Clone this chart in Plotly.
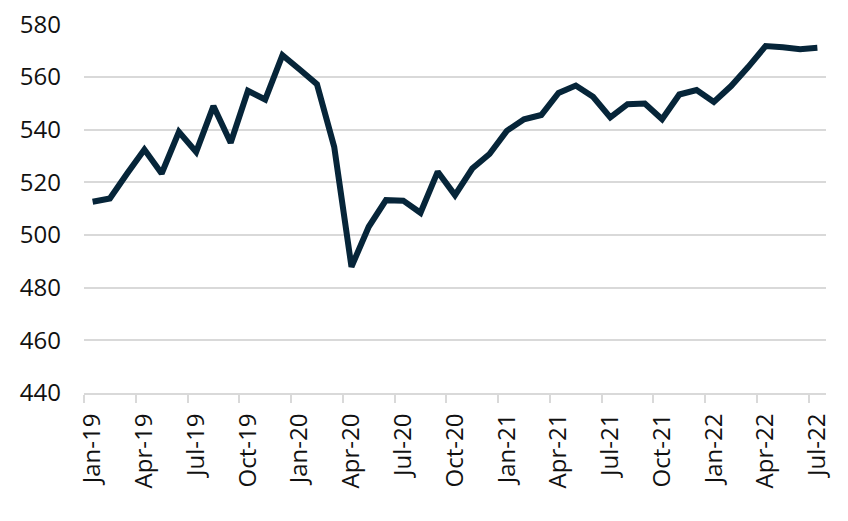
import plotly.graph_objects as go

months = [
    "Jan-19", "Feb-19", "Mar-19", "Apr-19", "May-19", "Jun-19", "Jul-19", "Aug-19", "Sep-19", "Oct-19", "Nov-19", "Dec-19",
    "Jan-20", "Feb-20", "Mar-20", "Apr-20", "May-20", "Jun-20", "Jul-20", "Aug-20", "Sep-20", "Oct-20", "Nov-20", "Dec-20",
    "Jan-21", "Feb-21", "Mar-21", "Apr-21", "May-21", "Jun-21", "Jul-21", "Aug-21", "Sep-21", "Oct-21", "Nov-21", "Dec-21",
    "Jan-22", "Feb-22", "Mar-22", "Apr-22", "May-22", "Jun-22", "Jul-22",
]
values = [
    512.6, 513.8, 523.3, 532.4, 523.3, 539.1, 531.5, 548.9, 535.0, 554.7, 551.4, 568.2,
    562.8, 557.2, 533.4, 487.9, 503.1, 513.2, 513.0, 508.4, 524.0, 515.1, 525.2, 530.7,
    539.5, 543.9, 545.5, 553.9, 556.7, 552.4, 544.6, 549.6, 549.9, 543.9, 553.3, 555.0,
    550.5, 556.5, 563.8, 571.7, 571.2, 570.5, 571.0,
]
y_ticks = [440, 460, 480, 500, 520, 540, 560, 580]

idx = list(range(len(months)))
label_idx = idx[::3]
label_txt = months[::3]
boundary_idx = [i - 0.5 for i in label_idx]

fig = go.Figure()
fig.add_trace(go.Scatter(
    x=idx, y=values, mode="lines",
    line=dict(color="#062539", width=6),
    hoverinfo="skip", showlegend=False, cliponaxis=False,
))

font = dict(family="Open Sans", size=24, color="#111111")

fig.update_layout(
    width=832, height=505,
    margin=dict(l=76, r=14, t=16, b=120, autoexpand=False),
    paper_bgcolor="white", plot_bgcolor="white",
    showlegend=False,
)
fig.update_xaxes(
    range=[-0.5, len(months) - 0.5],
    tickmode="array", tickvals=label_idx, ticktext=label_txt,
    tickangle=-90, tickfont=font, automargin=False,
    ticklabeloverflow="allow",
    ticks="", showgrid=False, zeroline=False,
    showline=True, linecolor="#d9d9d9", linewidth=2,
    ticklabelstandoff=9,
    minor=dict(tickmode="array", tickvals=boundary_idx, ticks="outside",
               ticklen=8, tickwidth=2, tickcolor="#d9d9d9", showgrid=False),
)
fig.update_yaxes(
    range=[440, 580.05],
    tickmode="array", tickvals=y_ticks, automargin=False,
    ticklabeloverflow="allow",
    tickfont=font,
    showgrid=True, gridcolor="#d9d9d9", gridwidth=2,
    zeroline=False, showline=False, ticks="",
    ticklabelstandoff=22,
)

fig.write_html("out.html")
☆ ☆ ☆ ☆ ☆ ☆ ☆
--- Set task ---
Repeat, word for word and with no pictures, only the lines running from the beginning of the data to the line that contains "import plotly.graph_objects as go".

--- Written response ---
Clone this chart in Plotly.
import plotly.graph_objects as go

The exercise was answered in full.